Several times we noticed women wearing Mantillas, the
traditional headdresses originating in the south of Spain. We caught a shot of two
women wearing them while riding in a buggy enroute to a wedding.
We learned that the nice clerk at our hostel was studying
English, so we helped her with her homework and she let us use their refrigerator.
On Sunday morning we stumbled upon a pet market in a square
near our hostel. Instead of displaying animals in pet stores, breeders brought their
"wares" to this market. There were puppies, kittens, birds, guinea pigs, mice,
and even caterpillars for sale. They were arranged in boxes, bags, cages, or just in the
breeder's arms. We didn't know if this was a weekly event or something special. Again, our
digital camera made us some friends: one guy offered us a German shepard puppy for it. We
were sad we had to decline...our packs were pretty full already and we imagined
training it would be a bear.

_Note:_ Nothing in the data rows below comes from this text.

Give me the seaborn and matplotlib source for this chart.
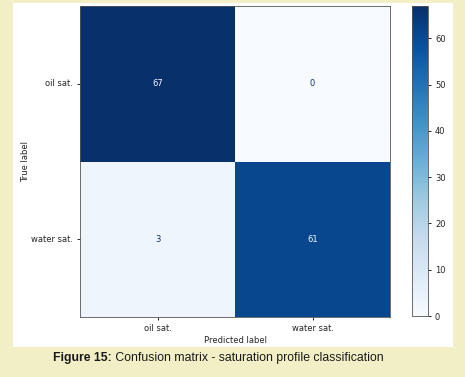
import numpy as np
import pandas as pd
import matplotlib
matplotlib.use("Agg")
import matplotlib.pyplot as plt
from matplotlib.patches import Rectangle
import seaborn as sns

class_names = ["oil sat.", "water sat."]
cm_values = [[67, 0],
             [3, 61]]
cbar_ticks = [0, 10, 20, 30, 40, 50, 60]
caption_bold = "Figure 15:"
caption_rest = " Confusion matrix - saturation profile classification"

cm = pd.DataFrame(cm_values, index=class_names, columns=class_names)

fig = plt.figure(figsize=(4.65, 3.77), dpi=100)
fig.patch.set_facecolor("#f2efc6")
# white panel behind the plot
fig.patches.append(Rectangle((13 / 465, 30 / 377), 440 / 465, 344 / 377,
                             transform=fig.transFigure, facecolor="white",
                             edgecolor="none", zorder=-10))

ax = fig.add_axes([80 / 465, 60 / 377, 310 / 465, 311 / 377])
cax = fig.add_axes([412 / 465, 61 / 377, 16 / 465, 310 / 377])

cmap = plt.get_cmap("Blues")
sns.heatmap(cm, annot=True, fmt="d", cmap=cmap, vmin=0, vmax=67,
            ax=ax, cbar_ax=cax, annot_kws={"fontsize": 6})

# sklearn-like text colours
thresh = 67 / 2
for t, v in zip(ax.texts, np.array(cm_values).ravel()):
    t.set_color(cmap(0.0) if v > thresh else cmap(1.0))

for s in ax.spines.values():
    s.set_visible(True)
    s.set_linewidth(0.6)
    s.set_color("#555555")

txt = "#262626"
ax.set_xlabel("Predicted label", fontsize=6, labelpad=2, color=txt)
ax.set_ylabel("True label", fontsize=6, labelpad=1, color=txt)
ax.tick_params(labelsize=6, length=2.5, width=0.6, pad=2.5, labelcolor=txt)
plt.setp(ax.get_yticklabels(), rotation=0)
plt.setp(ax.get_xticklabels(), rotation=0)

cbar = ax.collections[0].colorbar
cbar.set_ticks(cbar_ticks)
cbar.outline.set_visible(True)
cbar.outline.set_linewidth(0.6)
cbar.outline.set_edgecolor("#555555")
cax.tick_params(labelsize=6, length=2.5, width=0.6, pad=2.5, labelcolor=txt)

# caption with bold prefix
fig.canvas.draw()
renderer = fig.canvas.get_renderer()
cap_size = 8.8
t1 = fig.text(0, 0.05, caption_bold, fontsize=cap_size, fontweight="bold",
              family="Liberation Sans", color="#1a1a1a", va="center")
t2 = fig.text(0, 0.05, caption_rest, fontsize=cap_size,
              family="Liberation Sans", color="#1a1a1a", va="center")
w1 = t1.get_window_extent(renderer).width
w2 = t2.get_window_extent(renderer).width
x0 = (218 - (w1 + w2) / 2) / 465
t1.set_x(x0)
t2.set_x(x0 + w1 / 465)

fig.savefig("out.png", dpi=100, facecolor=fig.get_facecolor())
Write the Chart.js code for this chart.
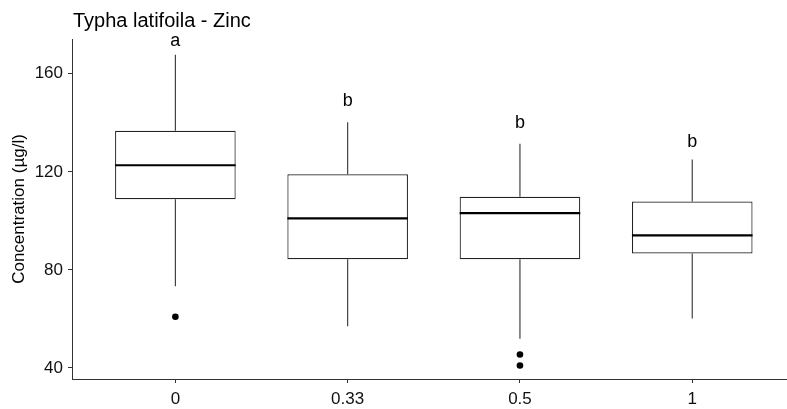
<!DOCTYPE html>
<html>
<head>
<meta charset="utf-8">
<script src="https://cdn.jsdelivr.net/npm/chart.js@4.4.1/dist/chart.umd.min.js"></script>
<style>
  html, body { margin: 0; padding: 0; background: #fff; overflow: hidden; }
  #wrap { width: 787px; height: 409px; overflow: hidden; }
  #c { display: block; }
</style>
</head>
<body>
<div id="wrap"><canvas id="c" width="791" height="409"></canvas></div>
<script>
// ---- data ----
const categories  = ['0', '0.33', '0.5', '1'];
const whiskerLow  = [73.3, 57.0, 51.9, 60.2];
const q1          = [108.8, 84.4, 84.4, 86.7];
const median      = [122.7, 101.0, 103.2, 94.1];
const q3          = [136.8, 119.0, 109.8, 107.9];
const whiskerHigh = [167.8, 140.2, 131.5, 125.0];
const outliers    = [[60.9], [], [45.5, 41.0], []];
const letters     = ['a', 'b', 'b', 'b'];
const letterY     = [171.2, 146.9, 137.8, 130.3];
const yTicks      = [40, 80, 120, 160];
const titleText   = 'Typha latifoila - Zinc';
const yTitle      = 'Concentration (µg/l)';

// ---- build datasets ----
const HALF = 0.35; // half box width in category units
const boxData = categories.map((c, i) => ({ x: i, y: [q1[i], q3[i]] }));
const whiskerData = [];
categories.forEach((c, i) => {
  whiskerData.push({ x: i, y: q3[i] }, { x: i, y: whiskerHigh[i] }, { x: i, y: null });
  whiskerData.push({ x: i, y: whiskerLow[i] }, { x: i, y: q1[i] }, { x: i, y: null });
});
const medianData = [];
categories.forEach((c, i) => {
  medianData.push({ x: i - HALF, y: median[i] }, { x: i + HALF, y: median[i] }, { x: i, y: null });
});
const outlierData = [];
outliers.forEach((arr, i) => arr.forEach(v => outlierData.push({ x: i, y: v })));

const FONT = "'Liberation Sans', Arial, Helvetica, sans-serif";
const AX = '#333333';

const overlay = {
  id: 'overlay',
  afterDatasetsDraw(chart) {
    const { ctx, scales } = chart;
    ctx.save();
    ctx.fillStyle = '#000';
    ctx.textAlign = 'center';
    ctx.textBaseline = 'alphabetic';
    ctx.font = '18px ' + FONT;
    letters.forEach((l, i) => {
      ctx.fillText(l, scales.x.getPixelForValue(i), scales.y.getPixelForValue(letterY[i]));
    });
    ctx.textAlign = 'left';
    ctx.font = '20px ' + FONT;
    ctx.fillText(titleText, chart.chartArea.left + 1, 27);
    ctx.restore();
  }
};

new Chart(document.getElementById('c'), {
  type: 'bar',
  data: {
    datasets: [
      {
        type: 'scatter', data: outlierData, order: 0,
        pointRadius: 3.3, pointBackgroundColor: '#000', pointBorderColor: '#000', pointBorderWidth: 0
      },
      {
        type: 'line', data: medianData, order: 1, spanGaps: false,
        borderColor: '#000', borderWidth: 2.2, pointRadius: 0, fill: false
      },
      {
        type: 'line', data: whiskerData, order: 2, spanGaps: false,
        borderColor: AX, borderWidth: 1.1, pointRadius: 0, fill: false
      },
      {
        type: 'bar', data: boxData, order: 3,
        backgroundColor: '#ffffff', borderColor: '#222222', borderWidth: 1.2, borderSkipped: false,
        categoryPercentage: 1.0, barPercentage: 0.70
      }
    ]
  },
  options: {
    responsive: false,
    animation: false,
    devicePixelRatio: 1,
    layout: { padding: { top: 39, left: 0, right: 0, bottom: 0 } },
    plugins: { legend: { display: false }, tooltip: { enabled: false }, title: { display: false } },
    scales: {
      x: {
        type: 'linear', min: -0.6, max: 3.55, offset: false,
        afterBuildTicks: s => { s.ticks = categories.map((c, i) => ({ value: i })); },
        afterFit: s => { s.height = 30; },
        ticks: {
          autoSkip: false, maxRotation: 0, padding: 6, color: '#111',
          font: { family: FONT, size: 17 },
          callback: v => categories[v]
        },
        grid: { display: true, offset: false, drawOnChartArea: false, drawTicks: true, tickLength: 4, color: AX },
        border: { display: true, color: AX, width: 1 }
      },
      y: {
        type: 'linear', min: 35.5, max: 174.2,
        afterBuildTicks: s => { s.ticks = yTicks.map(v => ({ value: v })); },
        afterFit: s => { s.width = 72; },
        ticks: { padding: 5, color: '#111', font: { family: FONT, size: 17 } },
        grid: { display: true, drawOnChartArea: false, drawTicks: true, tickLength: 4, color: AX },
        border: { display: true, color: AX, width: 1 },
        title: { display: true, text: yTitle, color: '#000', font: { family: FONT, size: 17 }, padding: { top: 9.5, bottom: 0 } }
      }
    }
  },
  plugins: [overlay]
});
</script>
</body>
</html>
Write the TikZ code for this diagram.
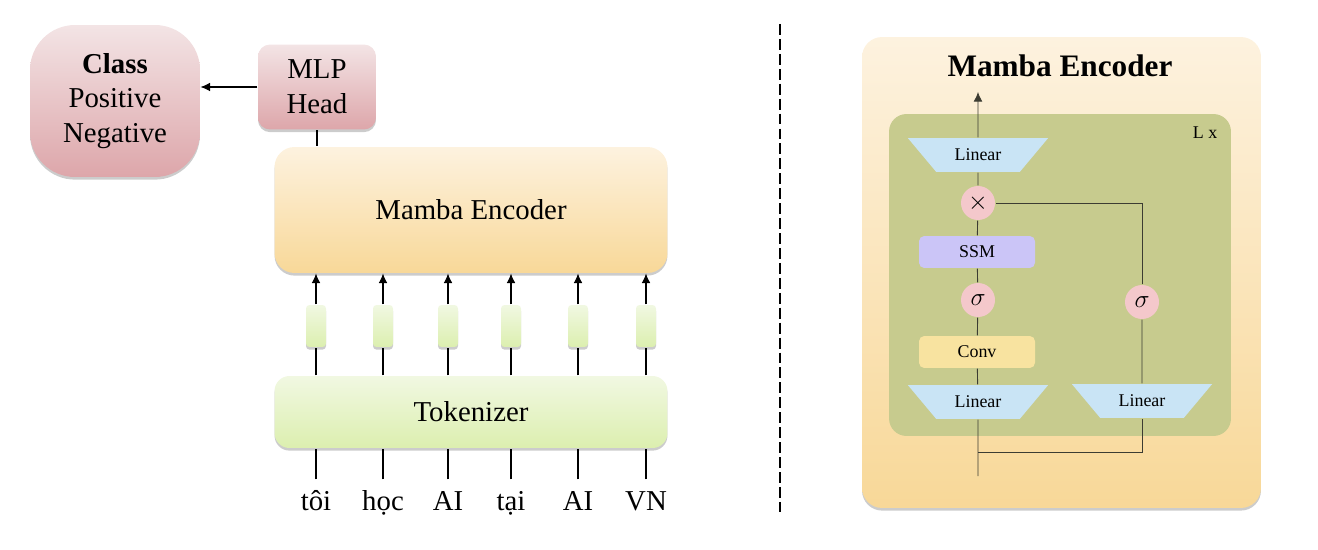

The good news was that a lot of families didn't have our
dilemma and they seemed to be leaving the area with new pets.
We found a store that we would get to know quite well during
our time in Spain called El Corte Englais. It offered everything from clothes to
appliances to food. It also sold books in English so we were finally able to buy our own
1999 edition of Let's Go Europe. So no more relying upon other travelers for incorrect
information, we now had our own guide to provide us with incorrect information.
We eventually decided to head to Cordoba...our guidebook
referred to it as the "old lady" of Spain and after several sleepless night
that's what we felt like. So off we went.